▸ Exercise goal: Reproduce exactly, with no pictures, each line from the opening of the material down through the line containing "import pandas as pd".

▸ Dataset section:
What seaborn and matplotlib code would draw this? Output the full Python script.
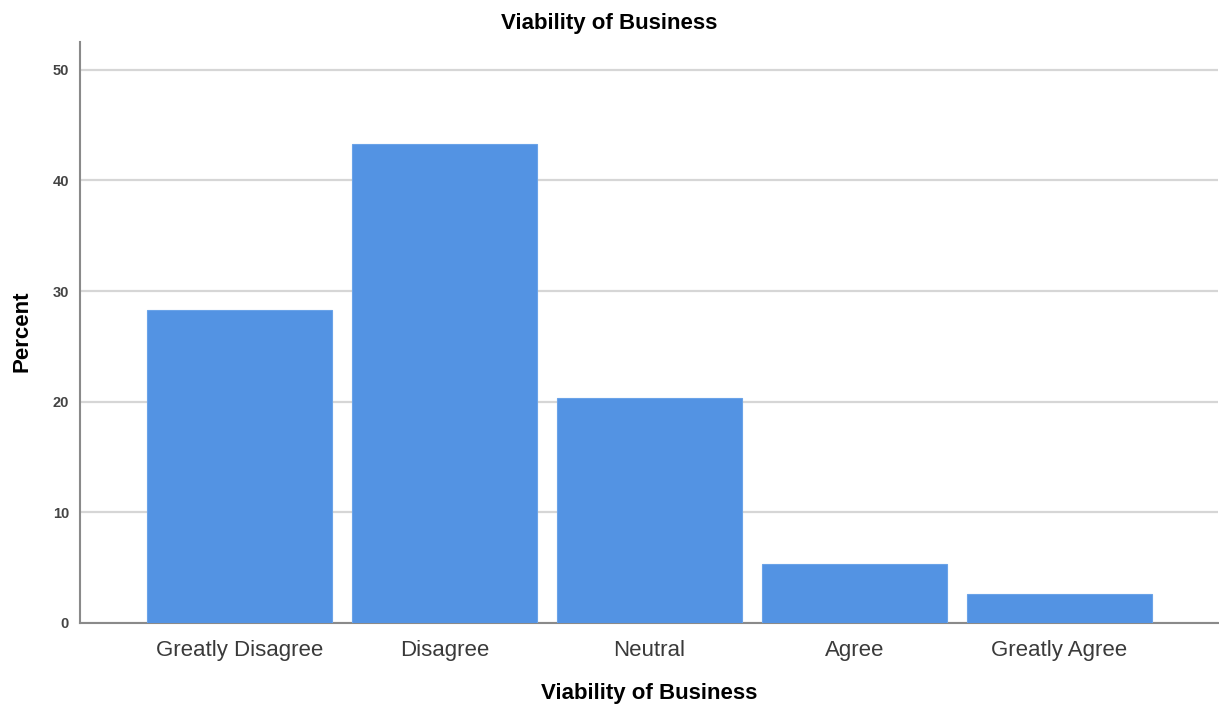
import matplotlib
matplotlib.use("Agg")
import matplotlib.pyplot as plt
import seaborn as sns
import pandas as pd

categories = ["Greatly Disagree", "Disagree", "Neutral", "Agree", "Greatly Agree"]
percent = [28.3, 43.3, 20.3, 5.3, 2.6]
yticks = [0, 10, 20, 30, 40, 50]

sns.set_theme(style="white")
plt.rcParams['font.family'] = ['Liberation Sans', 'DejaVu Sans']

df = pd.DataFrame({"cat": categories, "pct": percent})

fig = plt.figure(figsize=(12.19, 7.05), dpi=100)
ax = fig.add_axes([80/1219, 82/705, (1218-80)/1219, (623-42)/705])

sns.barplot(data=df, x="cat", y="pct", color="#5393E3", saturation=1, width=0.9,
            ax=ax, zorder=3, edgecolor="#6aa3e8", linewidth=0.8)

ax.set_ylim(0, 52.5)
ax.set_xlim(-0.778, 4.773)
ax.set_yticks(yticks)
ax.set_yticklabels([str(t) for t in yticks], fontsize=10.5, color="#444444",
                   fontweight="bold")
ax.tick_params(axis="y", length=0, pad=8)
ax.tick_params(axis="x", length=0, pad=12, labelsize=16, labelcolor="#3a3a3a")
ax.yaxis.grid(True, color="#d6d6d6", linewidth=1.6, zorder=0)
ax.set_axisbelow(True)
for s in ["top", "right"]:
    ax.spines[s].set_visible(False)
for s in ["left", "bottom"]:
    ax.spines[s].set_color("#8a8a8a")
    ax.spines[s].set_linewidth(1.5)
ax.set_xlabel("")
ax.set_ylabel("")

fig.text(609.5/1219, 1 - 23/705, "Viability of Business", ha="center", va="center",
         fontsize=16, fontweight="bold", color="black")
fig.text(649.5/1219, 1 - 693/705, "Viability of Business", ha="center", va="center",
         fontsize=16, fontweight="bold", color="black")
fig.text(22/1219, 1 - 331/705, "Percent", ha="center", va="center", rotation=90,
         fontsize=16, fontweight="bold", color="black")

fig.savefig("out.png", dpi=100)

▸ The output:
What seaborn and matplotlib code would draw this? Output the full Python script.
import matplotlib
matplotlib.use("Agg")
import matplotlib.pyplot as plt
import seaborn as sns
import pandas as pd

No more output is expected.